Boehringer Ingelheim scientist to discuss drug discovery breakthrough

April 21 lecture to explain major technological advances in drug screening

DANBURY, CONN. — Dr. E. Michael August, senior principal scientist in the High Throughput Biology Group at Ridgefield-based Boehringer Ingelheim Pharmaceuticals, will report from the front lines of current technological breakthroughs revolutionizing the process of drug discovery in a lecture on Thursday, April 21, at Western Connecticut State University.

August will discuss “High Throughput Screening in Drug Discovery: Finding the Needle in the Haystack” at 7 p.m. in Room 125 of the Science Building on the university’s Midtown campus, 181 White St. in Danbury. Admission to the talk, sponsored by the WCSU “Science at Night” lecture series, will be free and the public is invited to attend. A reception with light refreshments will follow in the Science Building Atrium.

The experimentation method known as high throughput screening (HTS) has transformed scientific testing to discover new drugs by utilizing computer data processing and control software, robotics automation, and sophisticated liquid handling and detection methods to enable researchers to screen vastly increased numbers of compound samples within a short time for potential usefulness in drug treatments. In his position at Boehringer Ingelheim Pharmaceuticals, August is responsible for development of test compounds, or assays, and for HTS analysis of these target substances to identify compounds for further investigation as potential drugs for the treatment of inflammatory, cardiometabolic and viral diseases.
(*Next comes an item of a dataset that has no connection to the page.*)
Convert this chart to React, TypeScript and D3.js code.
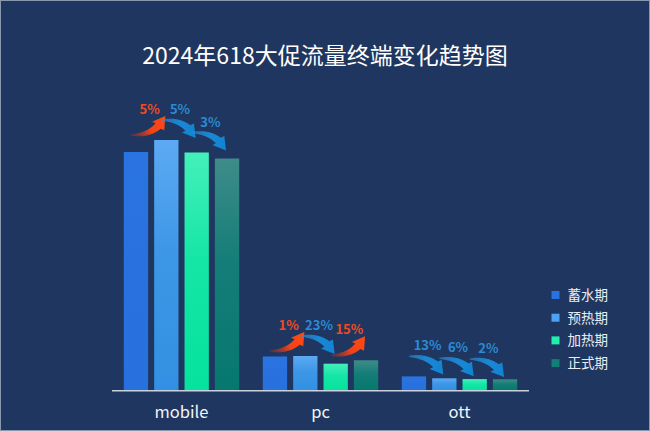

Recipient of a bachelor’s degree in chemistry from The George Washington University and a Ph.D. in biological chemistry from the University of Illinois, August began his research career as a post-doctoral fellow at Yale University’s department of pharmacology in the laboratory of Dr. William Prusoff. He served as a senior staff fellow in the biological chemistry laboratory at the National Cancer Institute of the National Institutes of Health. Prior to joining Boehringer Ingelheim, he led the HTS group at the biopharmaceutical company Repligen, and helped to establish a natural product screening program at the biotechnology firm Phytera.
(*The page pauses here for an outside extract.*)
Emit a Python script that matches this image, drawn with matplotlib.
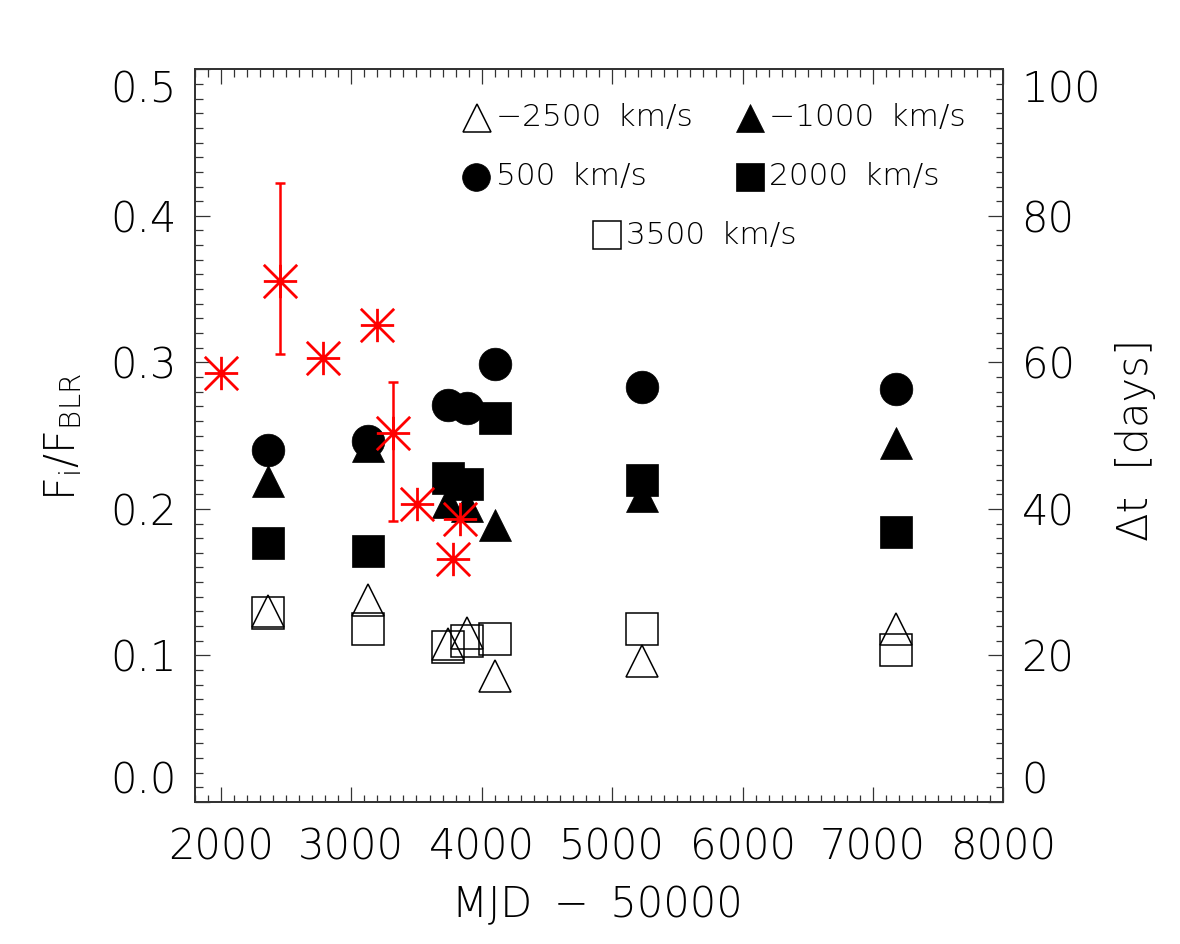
import matplotlib
matplotlib.use("Agg")
import matplotlib.pyplot as plt
from matplotlib.path import Path
from matplotlib.ticker import MultipleLocator

plt.rcParams.update({
    "font.family": ["DejaVu Sans"],
    "font.weight": "light",
    "mathtext.fontset": "dejavusans",
})

# ---- data ----
mjd = [2364, 3126, 3739, 3890, 4101, 5228, 7174]
f_m2500 = [0.130, 0.138, 0.108, 0.115, 0.086, 0.096, 0.118]
f_m1000 = [0.219, 0.243, 0.205, 0.202, 0.189, 0.209, 0.245]
f_500 = [0.240, 0.246, 0.271, 0.269, 0.299, 0.283, 0.282]
f_2000 = [0.177, 0.171, 0.221, 0.217, 0.262, 0.220, 0.184]
f_3500 = [0.129, 0.118, 0.106, 0.110, 0.111, 0.118, 0.104]

lag_mjd = [2000, 2454, 2785, 3197, 3317, 3506, 3777, 3833]
lag_days = [58.5, 71.1, 60.6, 65.1, 50.4, 40.6, 33.1, 38.6]
# only two lag points carry error bars
err_mjd = [2454, 3317]
err_days = [71.1, 50.4]
err_lo = [9.9, 12.1]
err_hi = [13.4, 6.9]

# box asterisk (IDL psym=2 look)
STAR = Path(
    [(-1, 0), (1, 0), (0, -1), (0, 1), (-1, -1), (1, 1), (-1, 1), (1, -1)],
    [Path.MOVETO, Path.LINETO] * 4,
)

fig = plt.figure(figsize=(11.8, 9.44), dpi=100)
ax = fig.add_axes([0.165, 0.1505, 0.6854, 0.7761])
ax2 = ax.twinx()

ms = 23.5
ax.plot(mjd, f_m2500, ls="none", marker="^", ms=ms, mfc="none", mec="k", mew=1.1)
ax.plot(mjd, f_m1000, ls="none", marker="^", ms=ms, color="k", mew=0.5)
ax.plot(mjd, f_500, ls="none", marker="o", ms=ms, color="k", mew=0.5)
ax.plot(mjd, f_2000, ls="none", marker="s", ms=ms - 0.5, color="k", mew=0.5)
ax.plot(mjd, f_3500, ls="none", marker="s", ms=ms - 0.5, mfc="none", mec="k", mew=1.1)

ax2.errorbar(err_mjd, err_days, yerr=[err_lo, err_hi], fmt="none",
             ecolor="red", elinewidth=1.8, capsize=3.6, capthick=1.8)
ax2.plot(lag_mjd, lag_days, ls="none", marker=STAR, ms=24, mfc="none",
         mec="red", mew=2.0)

# ---- in-plot legend ----
leg_fs = 22.5
lm = 20
legend_rows = [
    (3961, 0.467, "^", "none", "\u22122500 \u2009km/s"),
    (6055, 0.467, "^", "k", "\u22121000 \u2009km/s"),
    (3956, 0.4268, "o", "k", "500 \u2009km/s"),
    (6055, 0.4268, "s", "k", "2000 \u2009km/s"),
    (4957, 0.3867, "s", "none", "3500 \u2009km/s"),
]
for x, y, m, fc, txt in legend_rows:
    ax.plot([x], [y], ls="none", marker=m, ms=lm, mfc=fc, mec="k",
            mew=1.1 if fc == "none" else 0.5)
    ax.text(x + 150, y, txt, fontsize=leg_fs, ha="left", va="center")

# ---- axes ----
ax.set_xlim(1800, 8000)
ax.set_ylim(0.0, 0.5)
ax2.set_ylim(0, 100)
ax.set_xticks(range(2000, 8001, 1000))
ax.set_yticks([0.0, 0.1, 0.2, 0.3, 0.4, 0.5])
ax.set_yticklabels(["0.0", "0.1", "0.2", "0.3", "0.4", "0.5"])
ax2.set_yticks(range(0, 101, 20))
ax.xaxis.set_minor_locator(MultipleLocator(100))
ax.yaxis.set_minor_locator(MultipleLocator(0.01))
ax2.yaxis.set_minor_locator(MultipleLocator(2))

for a in (ax, ax2):
    a.tick_params(which="major", direction="in", length=10.8, width=0.9,
                  labelsize=30, color="#333333")
    a.tick_params(which="minor", direction="in", length=5.4, width=0.9,
                  color="#333333")
    for s in a.spines.values():
        s.set_linewidth(1.3)
        s.set_color("#333333")
ax.tick_params(which="both", top=True, right=False)
ax.tick_params(axis="x", pad=18)
ax.tick_params(axis="y", pad=13)
ax2.tick_params(axis="y", pad=13)

# end labels sit inside the frame, as in IDL
for a in (ax, ax2):
    ticks = a.yaxis.get_major_ticks()
    ticks[0].label1.set_verticalalignment("bottom")
    ticks[0].label2.set_verticalalignment("bottom")
    ticks[-1].label1.set_verticalalignment("top")
    ticks[-1].label2.set_verticalalignment("top")

fig.text(597 / 1180, 1 - 905 / 944, "MJD \u2009\u2212\u2009 50000", fontsize=30,
         ha="center", va="center")
fig.text(63 / 1180, 1 - 437 / 944, r"$\mathregular{F_i/F_{BLR}}$",
         fontsize=30, rotation=90, ha="center", va="center")
fig.text(1135 / 1180, 1 - 440 / 944, "\u0394t  [days]", fontsize=30,
         rotation=90, ha="center", va="center")

fig.savefig("out.png", dpi=100, facecolor="white")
“The talk will focus on the principles and practice of high throughput screening as an integral component of the drug discovery process,” August said. “Although relatively new, HTS is a rapidly expanding field that combines biochemistry and cutting-edge laboratory automation to uncover potential new drug candidates by testing tens to hundreds of thousands of samples per day.”
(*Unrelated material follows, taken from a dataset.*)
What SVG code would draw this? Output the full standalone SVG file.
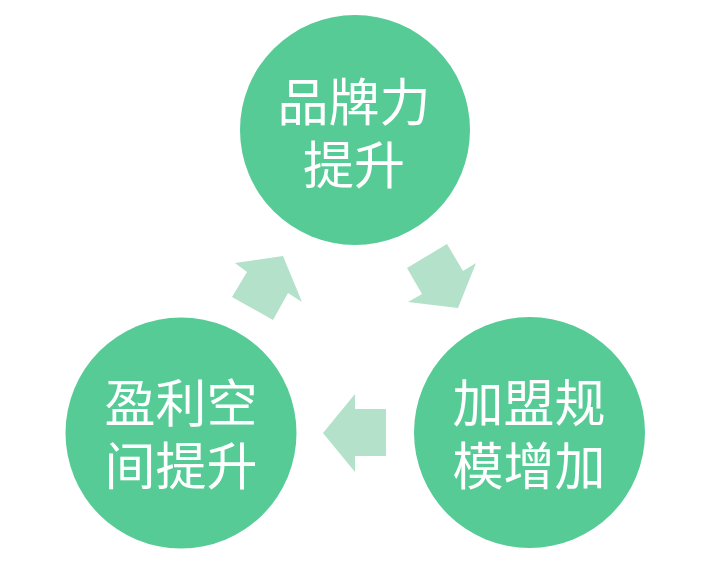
<svg xmlns="http://www.w3.org/2000/svg" width="718" height="561" viewBox="0 0 718 561">
<style>
.node circle{fill:#56CB96;}
.node text{fill:#ffffff;font-family:"Noto Sans CJK SC","Noto Sans",sans-serif;font-size:51px;text-anchor:middle;}
.conn polygon{fill:#B3E1CA;}
</style>
<rect width="718" height="561" fill="#ffffff"/>
<g id="connectors" class="conn">
<polygon points="235,263 283,256 302,302 288,293 273,320 232,297 247,272"/>
<polygon points="407,268 447,244 463,271 476,263 458,308 408,302 422,294"/>
<polygon points="323,433 355,394 355,409 386,409 386,456 355,456 355,472"/>
</g>
<g id="node-brand" class="node">
<circle cx="355" cy="130" r="115"/>
<text><tspan x="354" y="121">品牌力</tspan><tspan x="354" y="184">提升</tspan></text>
</g>
<g id="node-profit" class="node">
<circle cx="181" cy="433" r="115.5"/>
<text><tspan x="181" y="422">盈利空</tspan><tspan x="181" y="485">间提升</tspan></text>
</g>
<g id="node-scale" class="node">
<circle cx="529.5" cy="432.5" r="115.5"/>
<text><tspan x="529" y="422">加盟规</tspan><tspan x="529" y="485">模增加</tspan></text>
</g>
</svg>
Automation of the process of preparing, incubating and analyzing assay plates has combined with computerized data collection and analysis to provide the capacity in HTS systems to test 100,000 or more compounds per day. Since only a small fraction of compounds screened ultimately produce leads for further research and development of potential drugs, HTS technology has achieved a major breakthrough in drug development by dramatically shortening the timeframe and expanding the volume of assay screenings conducted simultaneously in the laboratory.

Boehringer Ingelheim’s establishment of the High Throughput Biology Group at the Ridgefield research facility reflects the critical importance of the HTS process in advancing the company’s pharmaceutical mission. “Research and development has been the foundation of Boehringer Ingelheim’s success, and continues to be the major driver of innovative new medicines for the treatment of diseases with an unmet therapeutic need,” the company website noted.